What's the most important factor for making an AML machine learning model successful? The success of any model comes down to the data you feed it. You can have the most advanced algorithm, but if it's trained on incomplete or poor-quality data, its predictions will be unreliable. The most critical step is focusing on feature engineering, which means selecting and creating the right data points (like transaction patterns, geographic information, and user behavior) that give the model the context it needs to truly understand risk.

Can I just use an open-source project from GitHub for my company's compliance? GitHub projects are an excellent starting point for understanding the code and logic behind an AML model, but they aren't a complete, production-ready solution. Think of them as a blueprint, not a finished house. You will still need to train the model on your own specific historical data, fine-tune it for performance, and build the necessary infrastructure to monitor it, ensure it scales, and meet strict regulatory requirements.
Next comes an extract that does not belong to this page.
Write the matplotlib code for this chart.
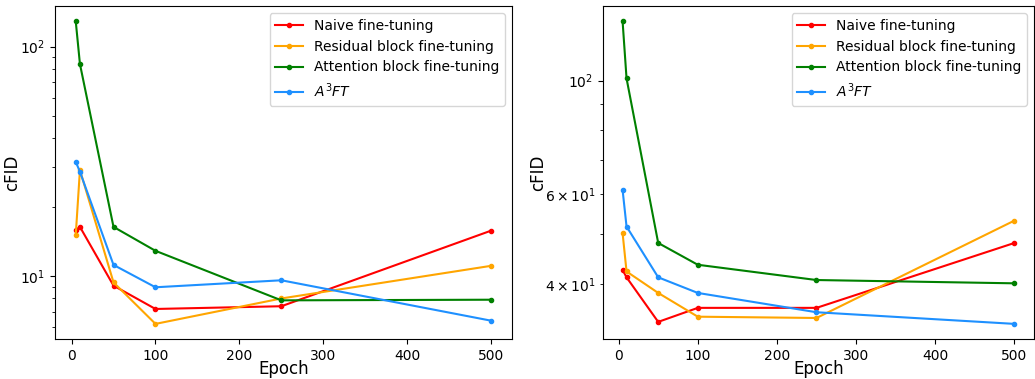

How do we prove to regulators that our AI-powered AML system is working correctly? This is a major concern, and the key is explainability. Regulators won't accept a "black box" where decisions are made without clear justification. You need to use Explainable AI (XAI) techniques that show exactly which data points, like the transaction amount or location, led the model to flag an activity. Maintaining thorough documentation on your model's design, data, and validation process is essential for creating a clear and defensible audit trail.

How does identity verification fit into a machine learning-based AML program? An AML model is great at flagging a suspicious transaction, but its job ends there. The essential next step is to confirm who is actually behind that activity. Integrating your AML system with a real-time identity verification (IDV) platform creates a complete defense. When your model raises an alert, you can immediately verify the user's identity, which allows your team to make faster, more confident decisions and strengthens your entire compliance framework.